Does the holiday shopping season boost the economy? Or does
it matter? Or is the economy actually harmed by it?
Or does it depend on the state of the economy?
By tradition, Black Friday is when retailers, when their
sales are summed out over the year, first start netting a profit. ( If so, we
can figure that retailers net on average over 10% profit, figuring total sales
over the month of December to be even slightly more than the average month.)
But we follow the money.
First, consumers only have so much to spend over the course of a year. No
matter how their spending is distributed, it doesn’t affect how much they have
to begin with, and that is what limits how much they have to spend. If they
spent less during the holiday season, they would have more to spend during the
rest of the year. From that point of view, the holiday shopping season doesn’t
affect the economy at all, except to make its activities uneven.
However, suppose the season motivates people to take on a
larger debt burden than they otherwise would.
This in the long run might lead to a decrease in growth in the real
economy. This is the consequence of the
fact that, when we subtract the cost of borrowing, that is the interest paid by
the consumer, the consumer has less to spend in the long run. Of course, that interest is someone else’s
income. Since borrowing is by the poor
from the rich, and the rich spend a lower percentage of their income, the
implication is that total demand is reduced, and will grow more slowly. And so
the economy with it. Also the distribution of wealth is changed, further
concentrated on the rich, and this is not a good thing.
Supposing instead, on average, the existence of the holiday
shopping season induces people to save more. Then in the long run, they would
have more to spend, because of the interest, and this would lead to greater
demand, and increased growth. In the
long run. But evidence doesn’t suggest increased savings to be the case.
There is the additional cost of increased competition, the
cost of stores open on holidays, and longer hours, the increased burden on
infrastructure. This additional
destruction of resources makes us all a bit poorer.
There is the time and opportunity cost to consumers, waiting
for their place in line, when they could be doing something more productive,
and that makes them, and all of us, poorer.
If the economy was at full capacity before the holiday
season, the increase in demand might lead to production bottlenecks, and
inflation. This might be harmful. In a slack economy, it is
hard to see this would be a problem, and might temporarily help the employment
situation. However, it shouldn’t affect
the employment averaged over the course of a year.

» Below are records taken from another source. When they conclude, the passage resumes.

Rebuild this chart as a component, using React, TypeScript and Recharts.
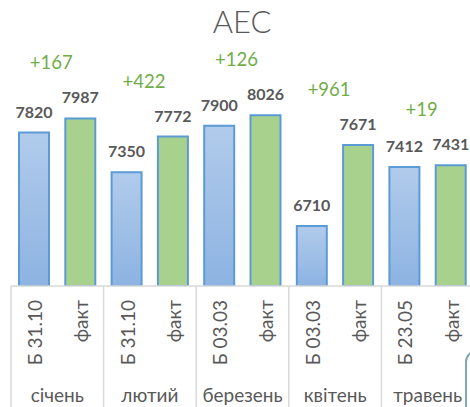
import React from 'react';
import { BarChart, Bar, XAxis, YAxis, Cell } from 'recharts';

const categories = ['Б 31.10', 'факт', 'Б 31.10', 'факт', 'Б 03.03', 'факт', 'Б 03.03', 'факт', 'Б 23.05', 'факт'];
const months = ['січень', 'лютий', 'березень', 'квітень', 'травень'];
const values = [7820, 7987, 7350, 7772, 7900, 8026, 6710, 7671, 7412, 7431];
const diffs = ['+167', '+422', '+126', '+961', '+19'];

const data = categories.map((name, i) => ({ name, value: values[i] }));

const GRAY = '#595959';
const GREEN_TEXT = '#70ad47';
const LINE = '#d9d9d9';

const AxisTick = (props: any) => {
    const { x, y, payload, index } = props;
    const half = payload && payload.offset > 0 ? payload.offset : 23.15;
    return (
        <g>
            <text
                x={0}
                y={0}
                dy="0.36em"
                textAnchor="end"
                fill={GRAY}
                fontSize={19}
                transform={`translate(${x + 1},${y + 14}) rotate(-90)`}
            >
                {payload.value}
            </text>
            {index % 2 === 0 && (
                <>
                    <line x1={x - half} y1={y} x2={x - half} y2={y + 125} stroke={LINE} strokeWidth={1.5} />
                    <text x={x + half} y={y + 116} textAnchor="middle" fill={GRAY} fontSize={19}>
                        {months[index / 2]}
                    </text>
                </>
            )}
            {index === categories.length - 1 && (
                <line x1={x + half} y1={y} x2={x + half} y2={y + 125} stroke={LINE} strokeWidth={1.5} />
            )}
        </g>
    );
};

const ValueLabel = (props: any) => {
    const { x, y, width, index, value } = props;
    const cx = x + width / 2;
    return (
        <g>
            <text x={cx} y={y - 15} textAnchor="middle" fill={GRAY} fontSize={16} fontWeight="bold">
                {value}
            </text>
            {index % 2 === 1 && (
                <text x={cx - 29} y={y - 49} textAnchor="middle" fill={GREEN_TEXT} fontSize={18.5}>
                    {diffs[(index - 1) / 2]}
                </text>
            )}
        </g>
    );
};

export default function App() {
    return (
        <div style={{ position: 'absolute', left: 0, top: 0, width: 470, height: 407, overflow: 'hidden', background: '#fff', fontFamily: 'Lato' }}>
            <BarChart
                width={490}
                height={407}
                data={data}
                margin={{ top: 33, right: 16, bottom: 0, left: 11 }}
                barCategoryGap={8}
                style={{ fontFamily: 'Lato' }}
            >
                <defs>
                    <linearGradient id="blueGrad" x1="0" y1="0" x2="0" y2="1">
                        <stop offset="0%" stopColor="#b1cbeb" />
                        <stop offset="100%" stopColor="#8db3e2" />
                    </linearGradient>
                </defs>
                <text x={242} y={33} textAnchor="middle" fill={GRAY} fontSize={31} fontWeight={300}>
                    АЕС
                </text>
                <YAxis hide domain={[6000, 9000]} allowDataOverflow />
                <XAxis
                    dataKey="name"
                    interval={0}
                    height={121}
                    tickLine={false}
                    tickSize={0}
                    tickMargin={0}
                    axisLine={{ stroke: LINE, strokeWidth: 1.5 }}
                    tick={<AxisTick />}
                />
                <Bar
                    dataKey="value"
                    isAnimationActive={false}
                    stroke="#5b9bd5"
                    strokeWidth={2}
                    label={<ValueLabel />}
                >
                    {data.map((d, i) => (
                        <Cell key={`cell-${i}`} fill={i % 2 === 0 ? 'url(#blueGrad)' : '#a9d18e'} />
                    ))}
                </Bar>
            </BarChart>
            <div
                style={{
                    position: 'absolute',
                    left: 465,
                    top: 350,
                    width: 30,
                    height: 80,
                    border: '2px solid #7fa9b6',
                    borderRadius: 12,
                }}
            />
        </div>
    );
}
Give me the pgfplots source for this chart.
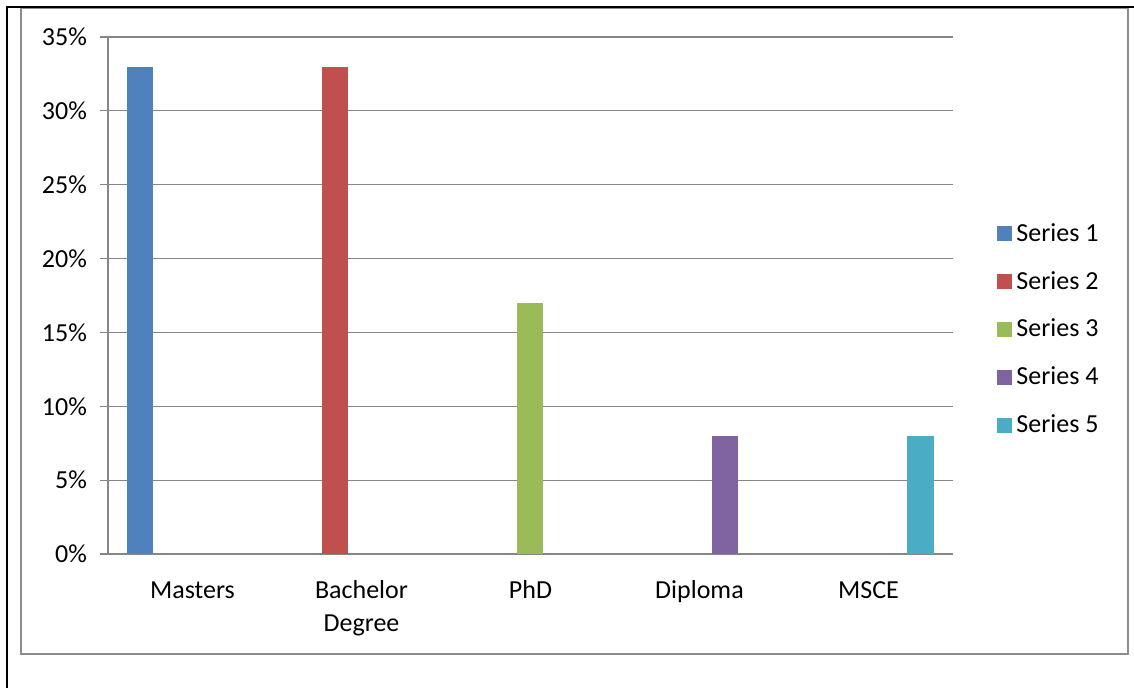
\documentclass[border=0pt]{standalone}
\usepackage{pgfplots}
\pgfplotsset{compat=1.18}
\usepackage{fontspec}
\setmainfont{Carlito}
\definecolor{s1}{HTML}{4F81BD}
\definecolor{s2}{HTML}{C0504D}
\definecolor{s3}{HTML}{9BBB59}
\definecolor{s4}{HTML}{8064A2}
\definecolor{s5}{HTML}{4BACC6}
\definecolor{axgray}{HTML}{868686}
\begin{document}
\begin{tikzpicture}[x=1pt,y=1pt]
\useasboundingbox (-54,-66.5) rectangle (513,277);
\draw[line width=0.8pt, color=black!45] (-43.5,-50) rectangle (510,273);
\draw[line width=1.1pt, black] (-50.5,-67) -- (-50.5,273.5) -- (514,273.5);
\begin{axis}[
  at={(0,0)}, anchor=south west,
  scale only axis, width=422.5pt, height=258.5pt,
  ybar=0pt, bar width=13pt,
  xmin=-0.5, xmax=4.5, ymin=0, ymax=35,
  xtick={0,1,2,3,4},
  xticklabels={Masters,{Bachelor\\Degree},PhD,Diploma,MSCE},
  major x tick style={draw=none},
  extra x ticks={-0.5,0.5,1.5,2.5,3.5,4.5},
  extra x tick labels={},
  extra x tick style={major tick length=4pt, tick style={draw=axgray, line width=0.6pt}},
  ytick={0,5,...,35},
  yticklabel={\pgfmathprintnumber{\tick}\%},
  ymajorgrids, grid style={axgray, line width=0.6pt},
  major tick length=4pt, tick align=outside,
  y tick style={draw=axgray, line width=0.6pt},
  axis x line*=bottom, axis y line*=left,
  axis line style={axgray, line width=0.6pt, -},
  tick label style={font=\fontsize{13}{16.5}\selectfont},
  /pgf/number format/assume math mode=true,
  typeset ticklabels with strut,
  yticklabel style={xshift=-3pt},
  xticklabel style={align=center, anchor=north, yshift=-3pt},
  legend style={at={(1,0.5)}, anchor=west, xshift=22pt, yshift=-17pt, draw=none, fill=none,
    font=\fontsize{13}{16.5}\selectfont, row sep=9.5pt, inner sep=0pt},
  legend cell align=left,
  legend image code/.code={\fill[#1] (0pt,-3.75pt) rectangle (7.5pt,3.75pt);},
]
\addplot[fill=s1, draw=none] coordinates {(0,33)};
\addplot[fill=s2, draw=none] coordinates {(1,33)};
\addplot[fill=s3, draw=none] coordinates {(2,17)};
\addplot[fill=s4, draw=none] coordinates {(3,8)};
\addplot[fill=s5, draw=none] coordinates {(4,8)};
\legend{Series 1,Series 2,Series 3,Series 4,Series 5}
\end{axis}
\end{tikzpicture}
\end{document}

Anyway, at best, in net, we conclude the holiday shopping season
has a slightly negative effect on the total economy. Further, the compromising of the holiday of Thanksgiving,
(and some might argue of Christmas also,) in the unseemly pursuit of profit,
and the induced and equally unseemly pursuit of bargains, must be counted a
social negative, and evidence that we cannot evaluate the well being and progress
of a society merely by the measurement of economic factors.